Furthermore, the 2026 regulatory environment is hostile to yield-bearing stablecoins. The SEC has already sued multiple projects for offering interest on stablecoin deposits. The SEC’s stablecoin guidance from 2024 made clear that any asset that pays yield is an investment contract. Robinhood, as a regulated broker-dealer, cannot afford to flout these rules. So either USDG will launch without any yield (making the “share the wealth” claim false) or it will launch with yield and face immediate enforcement.

But here’s the contrarian blind spot: what if Robinhood has already secured a regulatory exemption? Could they have obtained a BitLicense that permits interest-bearing stablecoins under a deposit-taking charter? The NYDFS has never granted such a license. But perhaps the Office of the Comptroller of the Currency (OCC) has allowed a national trust bank to issue interest-bearing stablecoins under the “payment stablecoin” framework. That would be a game-changer. If true, USDG would be the first regulated, interest-bearing stablecoin in the US market—and it would instantly make USDC/USDT look like legacy dinosaurs.

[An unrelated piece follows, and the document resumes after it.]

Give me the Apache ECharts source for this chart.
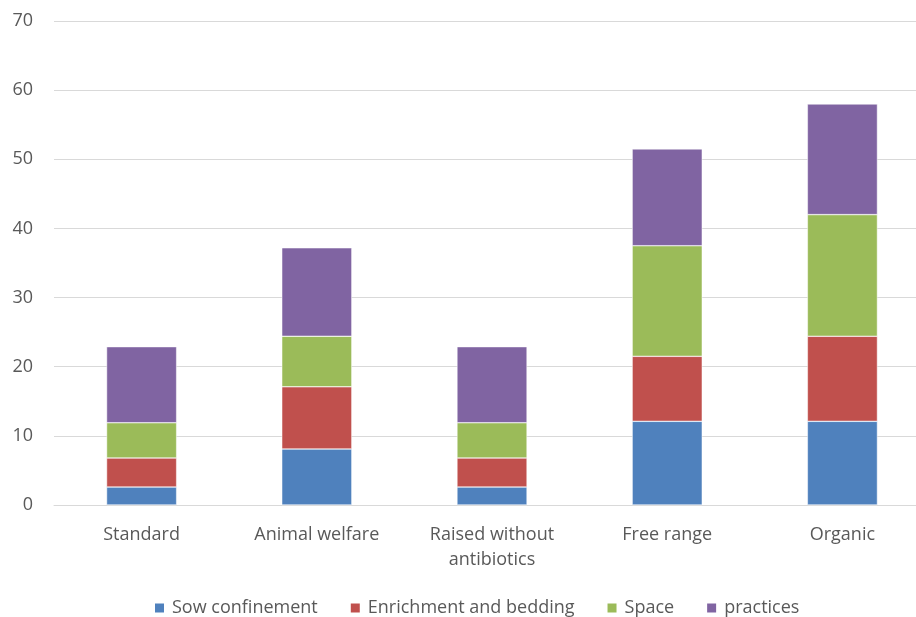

But that’s a huge if. The odds are against it. The more likely outcome is that USDG launches as a zero-interest stablecoin with a vague promise of future token distributions, which will eventually be deemed a security and forced to stop. We saw this with BUSD. We saw it with UST. The pattern is clear.

Takeaway: Positioning for the Cycle

We are in a bear market. Survival matters more than gains. The data tells me that liquidity is migrating to trusted, battle-tested assets. USDC has proven its reserve transparency; USDT has survived multiple crackdowns. A new stablecoin with no track record and a controversial economic model is a foot on a high-tension wire.

If you are a fund manager, hold exposure to USDC and USDT until the regulation shakes out. If you are a trader, wait for USDG to prove its peg stability and liquidity depth. The hype will create a short window for speculative plays on Robinhood Chain’s native token (if any), but that is gambling, not investing.

Follow the gas, not the hype. The only reliable signal will be the on-chain data: the size of the liquidity pool, the stability of the peg, the ratio of collateral to deposits. Until then, treat USDG as a marketing event, not a fundamental shift.

Bets are cheap; exits are expensive. The wealth sharing narrative will draw in retail like moths to a flame. The professionals will watch from the sidelines and wait for the real mechanics to emerge. When the regulatory hammer falls—and it will—only those who positioned for the middle of the cycle will still hold their capital.

The question is not whether USDG can “challenge traditional stablecoin economics.” The question is whether Robinhood can challenge the SEC’s interpretation of a century of securities law. I wouldn’t bet on that.